The first reason is the strength of the US economy. Investment flows were all heading towards the United States. The kiwi, Australian dollar and euro were all affected by so-called momentum traders, who move their money with the flow.
What limited offshore investment there was in New Zealand equities, such as Telecom, or the bond market was significantly unwound as investors hunted gains in America.
Secondly, 2000 was the year the current account deficit - the difference between what New Zealand earns and spends in the world - finally caught up with us.
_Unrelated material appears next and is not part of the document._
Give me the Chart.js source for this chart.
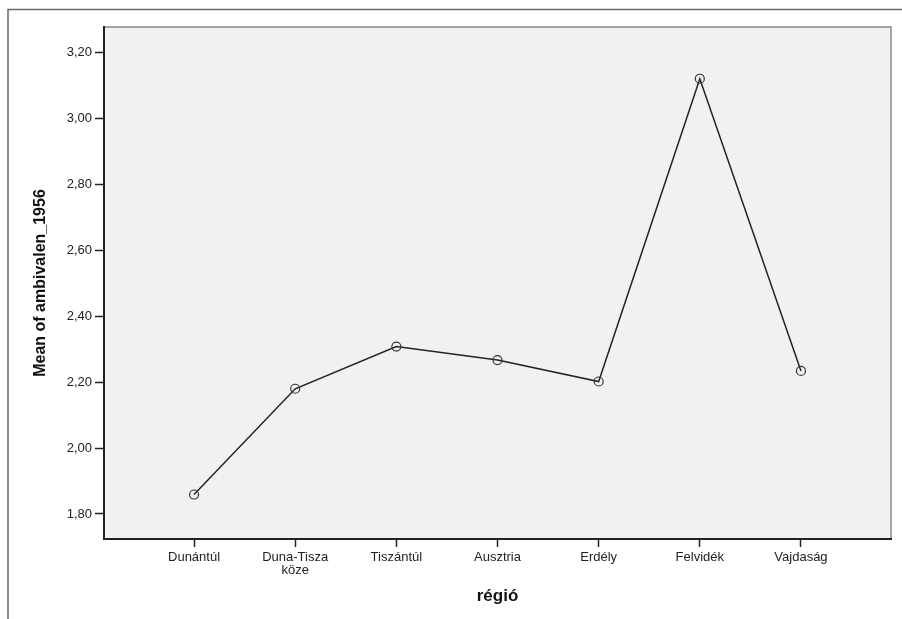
<!DOCTYPE html>
<html>
<head>
<meta charset="utf-8">
<script src="https://cdn.jsdelivr.net/npm/chart.js@4.4.1/dist/chart.umd.min.js"></script>
<style>
  body { margin: 0; background: #fff; }
  #wrap { width: 902px; height: 619px; }
</style>
</head>
<body>
<div id="wrap"><canvas id="chart" width="902" height="619"></canvas></div>
<script>
// data
const regions = ['Dunántúl', 'Duna-Tisza\nköze', 'Tiszántúl', 'Ausztria', 'Erdély', 'Felvidék', 'Vajdaság'];
const means = [1.859, 2.180, 2.308, 2.267, 2.202, 3.121, 2.234];
const yTicks = [1.8, 2.0, 2.2, 2.4, 2.6, 2.8, 3.0, 3.2];

const points = means.map((v, i) => ({ x: i, y: v }));

// plot background + frame, and the outer image border
const frame = {
  id: 'frame',
  beforeDraw(chart) {
    const { ctx, chartArea: a } = chart;
    ctx.save();
    ctx.fillStyle = '#fff';
    ctx.fillRect(0, 0, chart.width, chart.height);
    ctx.strokeStyle = '#666';
    ctx.lineWidth = 1.5;
    ctx.beginPath();
    ctx.moveTo(8, chart.height);
    ctx.lineTo(8, 9.5);
    ctx.lineTo(chart.width, 9.5);
    ctx.stroke();
    ctx.fillStyle = '#f0f1f1';
    ctx.fillRect(a.left, a.top, a.right - a.left, a.bottom - a.top);
    ctx.strokeStyle = '#888';
    ctx.lineWidth = 1.5;
    ctx.beginPath();
    ctx.moveTo(a.left, a.top);
    ctx.lineTo(a.right, a.top);
    ctx.lineTo(a.right, a.bottom);
    ctx.stroke();
    ctx.restore();
  }
};

new Chart(document.getElementById('chart'), {
  type: 'line',
  data: {
    datasets: [{
      data: points,
      borderColor: '#222',
      borderWidth: 1.5,
      tension: 0,
      pointStyle: 'circle',
      pointRadius: 4.5,
      pointBorderWidth: 1.2,
      pointBorderColor: '#333',
      pointBackgroundColor: 'rgba(0,0,0,0)'
    }]
  },
  options: {
    responsive: false,
    animation: false,
    layout: { padding: { left: 0, top: 27, right: 11, bottom: 0 } },
    plugins: { legend: { display: false }, tooltip: { enabled: false } },
    scales: {
      x: {
        type: 'linear',
        min: -0.89,
        max: 6.89,
        afterBuildTicks: s => { s.ticks = regions.map((_, i) => ({ value: i })); },
        afterFit: s => { s.height = 80; },
        grid: { drawOnChartArea: false, tickLength: 8, tickColor: '#222', tickWidth: 1.5 },
        border: { color: '#222', width: 2 },
        ticks: {
          padding: 4,
          color: '#222',
          font: { family: 'Liberation Sans', size: 13, lineHeight: 1.0 },
          maxRotation: 0,
          autoSkip: false,
          callback: v => regions[v].split('\n')
        },
        title: {
          display: true,
          text: 'régió',
          color: '#111',
          font: { family: 'Liberation Sans', size: 17, weight: 'bold' },
          padding: { top: 0, bottom: 12 }
        }
      },
      y: {
        min: 1.724,
        max: 3.278,
        afterBuildTicks: s => { s.ticks = yTicks.map(v => ({ value: v })); },
        afterFit: s => { s.width = 104; },
        grid: { drawOnChartArea: false, tickLength: 9, tickColor: '#222', tickWidth: 1.5 },
        border: { color: '#222', width: 2 },
        ticks: {
          padding: 3,
          color: '#222',
          font: { family: 'Liberation Sans', size: 13 },
          callback: v => v.toFixed(2).replace('.', ',')
        },
        title: {
          display: true,
          text: 'Mean of ambivalen_1956',
          color: '#111',
          font: { family: 'Liberation Sans', size: 16, weight: 'bold' },
          padding: { top: 31, bottom: 0 }
        }
      }
    }
  },
  plugins: [frame]
});
</script>
</body>
</html>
The deficit peaked at $7.5 billion, 7.2 per cent of GDP, and by far the highest in the OECD - and foreign investors finally decided they didn't want to take further risks.
There were other factors.
The chickens came home to roost on some $20 billion of NZ dollar-denominated bonds, known as eurokiwis, flogged off from 1995-1999 and starting to be redeemed at great loss to the hapless investors.
Then there was the economy.
Dr Brash lifted interest rates five times from mid-November 1999 to May 2000 and managed to almost tip the economy into recession with help from new Government policies such as renationalising ACC.
Growth had steamed away in the December and March quarters and Dr Brash was attempting to pre-emptively strike against inflation, fuelled by rising oil prices. The result? GDP fell 0.9 per cent in the June quarter and the dollar fell with it. Foreign exchange analysts argued that instead of chasing currencies with high interest rates, as had been the case in the past, the "hot money" was following growth stories - which New Zealand definitely was not.
So Dr Brash's series of interest rate rises actually resulted in the kiwi weakening further.
The sharemarket was no friend to the kiwi either. Its stagnant performance over the past six years did nothing to attract fresh investors and its one shining light over that time, Telecom, had a dismal performance.
Finally, business confidence slumped, partly because of the kiwi's fall and interest rate rises, but also as the new Government introduced policies deemed unfriendly to business and as big business campaigned to unsettle the Government.
So why did the kiwi's fortunes turn late in November?
Firstly, the US dollar sagged as uncertainty caused by the election combined with a growing feeling that the US economy is set for a hard landing.
But sentiment finally turned in favour of the kiwi as people argued it was oversold.
Even Dr Brash said the kiwi had fallen below its long-term "equilibrium value." He estimated the TWI should be around 57-58 rather than 46-47.
Goldman Sachs' chief currency economist, Jim O'Neill, cited the go-ahead for Shell-Apache's $4.1 billion purchase of Fletcher Energy as the catalyst. It indicated that foreign investors were still welcome in New Zealand and international firms continued to see business opportunities here, Mr O'Neill said.
He has recommended a "long New Zealand dollar position" as one of his five investment picks for 2001.
Nearly all the local banks are picking a substantial rebound.
Simon Tyler, head of treasury at National Bank, is in no doubt the kiwi's fortunes have turned, although he predicts a more subdued climb than Goldman Sachs.
"The economy is starting to pick up. Exporters in the rural sector are doing very well at the moment. There are still a few question marks in the economy, but generally there's strength in a lot of sectors and both the kiwi and Australian dollars are below fair value."
Graeme Edie, Westpac Institutional Bank dealing room head in Wellington, agreed the kiwi had broken its downward trend.
"From a technical point of view, it is looking good. From an economic point of view, it is looking good.
"All the stars are starting to align but it is not out of the woods yet, we can go back and test a little bit lower first."